Malnati's other arguments are better made to a jury. First, the restaurant claims that Loughman should have reported the incidents to more senior managers when they happened and that she did not tell the whole story about the first two incidents until almost a year after the second incident, when D'Angelo asked her about them. While it is unclear when D'Angelo learned of Loughman's allegations, it is undisputed that Solis knew about the incidents soon after each occurred. And while Malnati's sexual harassment policy allowed employees to report incidents to upper management, a reasonable jury could find that Loughman took adequate steps by reporting the incidents to Solis, one of her supervisors. Moreover, the environment at Malnati's might have weakened its policy.

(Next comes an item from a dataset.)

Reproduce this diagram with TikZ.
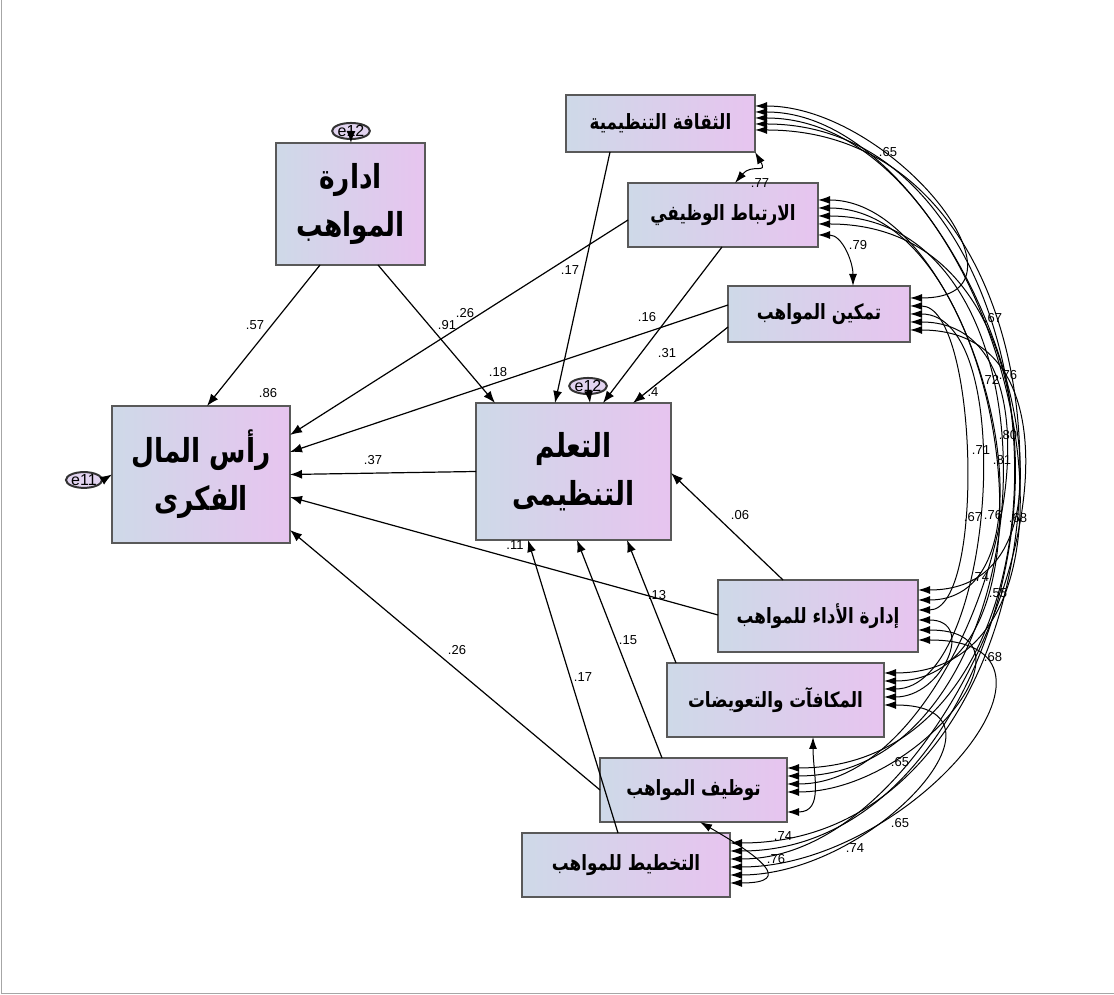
\documentclass[tikz,border=0pt]{standalone}
\usepackage{fontspec}
\setmainfont{Liberation Sans}
\newfontfamily\arabicfont[Script=Arabic,FakeStretch=0.8]{DejaVu Sans}
\TeXXeTstate=1
\usepackage{xcolor}
\usepackage{tikz}
\usetikzlibrary{positioning,calc,shapes.geometric,arrows.meta}

\definecolor{boxleft}{RGB}{206,217,232}
\definecolor{boxright}{RGB}{231,196,239}
\definecolor{errfill}{RGB}{226,212,240}

\begin{document}
\begin{tikzpicture}[
  x=0.5pt, y=0.5pt,
  var/.style={draw=black!65, line width=1pt, left color=boxleft, right color=boxright,
    inner sep=0pt, outer sep=0pt, align=center,
    font=\arabicfont\bfseries\fontsize{10.5}{13}\selectfont},
  bigvar/.style={var, font=\arabicfont\bfseries\fontsize{16.5}{24}\selectfont},
  err/.style={ellipse, draw=black!80, line width=1pt, fill=errfill, inner sep=0pt,
    font=\fontsize{8}{8}\selectfont},
  reg/.style={-{Latex[length=6pt,width=4.5pt]}, line width=0.6pt},
  cov/.style={{Latex[length=6pt,width=4pt]}-{Latex[length=6pt,width=4pt]}, line width=0.5pt},
  coef/.style={font=\fontsize{6.5}{7}\selectfont, inner sep=0pt}
]

\useasboundingbox (0,0) rectangle (1114,995);
\draw[gray!70] (1,995) -- (1,2) -- (1114,2);

% Main variables
\node[bigvar, minimum width=74.5pt, minimum height=61pt] (idara) at (350.5,791) {\beginR ادارة\endR\\\beginR المواهب\endR};
\node[bigvar, minimum width=89pt, minimum height=68.5pt] (ras) at (201,520.5) {\beginR رأس المال\endR\\\beginR الفكرى\endR};
\node[bigvar, minimum width=97.5pt, minimum height=68.5pt] (taallum) at (573.5,523.5) {\beginR التعلم\endR\\\beginR التنظيمى\endR};

% Dimensions on the right
\node[var, minimum width=94.5pt, minimum height=28.5pt] (thaqafa) at (660.5,871.5) {\beginR الثقافة التنظيمية\endR};
\node[var, minimum width=95pt, minimum height=32pt] (irtibat) at (723,780) {\beginR الارتباط الوظيفي\endR};
\node[var, minimum width=91pt, minimum height=28pt] (tamkin) at (819,681) {\beginR تمكين المواهب\endR};
\node[var, minimum width=100pt, minimum height=36pt] (adaa) at (818,379) {\beginR إدارة الأداء للمواهب\endR};
\node[var, minimum width=108.5pt, minimum height=37pt] (makafaat) at (775.5,295) {\beginR المكافآت والتعويضات\endR};
\node[var, minimum width=93.5pt, minimum height=32pt] (tawzif) at (693.5,205) {\beginR توظيف المواهب\endR};
\node[var, minimum width=104pt, minimum height=32pt] (takhtit) at (626,130) {\beginR التخطيط للمواهب\endR};

% Error terms
\node[err] (e12a) at (351,864) {e12};
\node[err] (e11) at (84,515) {e11};
\node[err] (e12b) at (588,609) {e12};
\draw[reg] (e12a) -- (idara);
\draw[reg] (e11.east) -- (ras.west);
\draw[reg] (e12b) -- ($(taallum.north)+(16.5,0)$);

% Paths
\draw[reg] ($(idara.south)+(-30.5,0)$) -- ($(ras.north)+(6,0)$);
\draw[reg] ($(idara.south)+(27.5,0)$) -- ($(taallum.north)+(-78.5,0)$);
\draw[reg] ($(thaqafa.south)+(-50.5,0)$) -- ($(taallum.north)+(-18.5,0)$);
\draw[reg] ($(irtibat.west)+(0,-5)$) -- ($(ras.east)+(0,39.5)$);
\draw[reg] ($(irtibat.south)+(-1,0)$) -- ($(taallum.north)+(29.5,0)$);
\draw[reg] ($(tamkin.west)+(0,9)$) -- ($(ras.east)+(0,22.5)$);
\draw[reg] ($(tamkin.west)+(0,-13)$) -- ($(taallum.north)+(59.5,0)$);
\draw[reg] (taallum.west) -- (ras.east);
\draw[reg] ($(adaa.north)+(-35,0)$) -- ($(taallum.east)+(0,-1.5)$);
\draw[reg] ($(adaa.west)+(0,1)$) -- ($(ras.east)+(0,-22.5)$);
\draw[reg] (tawzif.west) -- ($(ras.east)+(0,-55.5)$);
\draw[reg] ($(takhtit.north)+(-8,0)$) -- ($(taallum.south)+(-45.5,0)$);
\draw[reg] ($(tawzif.north)+(-31.5,0)$) -- ($(taallum.south)+(3.5,0)$);
\draw[reg] ($(makafaat.north)+(-99.5,0)$) -- ($(taallum.south)+(53.5,0)$);

% Covariances
\draw[cov] (thaqafa.south east) to[out=-60,in=50,looseness=1.8] ($(irtibat.north)+(12,0)$);
\draw[cov] ($(irtibat.east)+(0,-20)$) to[out=0,in=90,looseness=1] ($(tamkin.north)+(34,0)$);
\draw[cov] ($(makafaat.south)+(37.5,0)$) to[out=-90,in=0,looseness=1.2] ($(tawzif.east)+(0,-22)$);
\draw[cov] ($(tawzif.south)+(6.5,0)$) to[out=-30,in=0,looseness=2.5] ($(takhtit.east)+(0,-18)$);
\draw[cov] ($(thaqafa.east)+(0,17.5)$) to[out=0,in=0,looseness=1.41] ($(tamkin.east)+(0,16)$);
\draw[cov] ($(thaqafa.east)+(0,11.5)$) to[out=0,in=0,looseness=1.07] ($(adaa.east)+(0,26)$);
\draw[cov] ($(thaqafa.east)+(0,5.5)$) to[out=0,in=0,looseness=1.11] ($(makafaat.east)+(0,27)$);
\draw[cov] ($(thaqafa.east)+(0,-0.5)$) to[out=0,in=0,looseness=1.27] ($(tawzif.east)+(0,22)$);
\draw[cov] ($(thaqafa.east)+(0,-6.5)$) to[out=0,in=0,looseness=1.31] ($(takhtit.east)+(0,22)$);
\draw[cov] ($(irtibat.east)+(0,15)$) to[out=0,in=0,looseness=0.97] ($(adaa.east)+(0,16)$);
\draw[cov] ($(irtibat.east)+(0,7)$) to[out=0,in=0,looseness=1.01] ($(makafaat.east)+(0,19)$);
\draw[cov] ($(irtibat.east)+(0,-1)$) to[out=0,in=0,looseness=1.2] ($(tawzif.east)+(0,14)$);
\draw[cov] ($(irtibat.east)+(0,-9)$) to[out=0,in=0,looseness=1.26] ($(takhtit.east)+(0,14)$);
\draw[cov] ($(tamkin.east)+(0,8)$) to[out=0,in=0,looseness=0.57] ($(adaa.east)+(0,6)$);
\draw[cov] (tamkin.east) to[out=0,in=0,looseness=0.75] ($(makafaat.east)+(0,11)$);
\draw[cov] ($(tamkin.east)+(0,-8)$) to[out=0,in=0,looseness=1.01] ($(tawzif.east)+(0,6)$);
\draw[cov] ($(tamkin.east)+(0,-16)$) to[out=0,in=0,looseness=1.09] ($(takhtit.east)+(0,6)$);
\draw[cov] ($(adaa.east)+(0,-4)$) to[out=0,in=0,looseness=1.78] ($(makafaat.east)+(0,3)$);
\draw[cov] ($(adaa.east)+(0,-14)$) to[out=0,in=0,looseness=1.59] ($(tawzif.east)+(0,-2)$);
\draw[cov] ($(adaa.east)+(0,-24)$) to[out=0,in=0,looseness=1.57] ($(takhtit.east)+(0,-2)$);
\draw[cov] ($(makafaat.east)+(0,-5)$) to[out=0,in=0,looseness=1.6] ($(takhtit.east)+(0,-10)$);

% Path coefficients
\node[coef] (w1) at (255,670) {.57};
\node[coef] (w2) at (447,670) {.91};
\node[coef] (w3) at (465,682) {.26};
\node[coef] (w4) at (570,725) {.17};
\node[coef] (w5) at (647,678) {.16};
\node[coef] (w6) at (498,623) {.18};
\node[coef] (w7) at (667,642) {.31};
\node[coef] (w8) at (653,603) {.4};
\node[coef] (w9) at (268,602) {.86};
\node[coef] (w10) at (373,535) {.37};
\node[coef] (w11) at (740,480) {.06};
\node[coef] (w12) at (657,400) {.13};
\node[coef] (w13) at (457,345) {.26};
\node[coef] (w14) at (515,450) {.11};
\node[coef] (w15) at (583,318) {.17};
\node[coef] (w16) at (628,355) {.15};

% Correlations
\node[coef] (r1) at (760,812) {.77};
\node[coef] (r2) at (888,843) {.65};
\node[coef] (r3) at (858,750) {.79};
\node[coef] (r4) at (993,677) {.67};
\node[coef] (r5) at (1008,620) {.76};
\node[coef] (r6) at (990,615) {.72};
\node[coef] (r7) at (1008,560) {.80};
\node[coef] (r8) at (981,545) {.71};
\node[coef] (r9) at (1002,535) {.81};
\node[coef] (r10) at (973,478) {.67};
\node[coef] (r11) at (993,480) {.76};
\node[coef] (r12) at (1018,477) {.68};
\node[coef] (r13) at (980,418) {.74};
\node[coef] (r14) at (998,402) {.55};
\node[coef] (r15) at (993,338) {.68};
\node[coef] (r16) at (900,233) {.65};
\node[coef] (r17) at (900,172) {.65};
\node[coef] (r18) at (855,147) {.74};
\node[coef] (r19) at (783,159) {.74};
\node[coef] (r20) at (776,136) {.76};

\end{tikzpicture}
\end{document}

One employee, Hannah Bulak, said she told D'Angelo that she felt she could not complain about improper conduct at work because the managers had spoken to her and reprimanded her about flirting in the past, making her worry that she would be blamed if she reported any problems.

Malnati's also claims that no reasonable jury could find that Loughman viewed Malnati's as a hostile working environment, as required for a Title VII claim. See Harris v. Forklift Sys., Inc., 510 U.S. 17, 114 S. Ct. 367, 370, 126 L. Ed. 2d 295 (1993). Malnati's argues that "three isolated incidents," as it describes them, do not make for a hostile work environment and that Loughman would have complained to one of the other managers immediately after the first two incidents or would not have continued to work at the restaurant if she found the environment there to be offensive. Again, Malnati's is free to make that argument at trial. But, viewing the evidence in the light most favorable to Loughman, a reasonable jury looking at the severity of the incidents and Loughman's frequent complaints could find that Loughman believed her work environment was offensive. For these reasons, we REVERSE the district court's judgment and REMAND the case for further proceedings.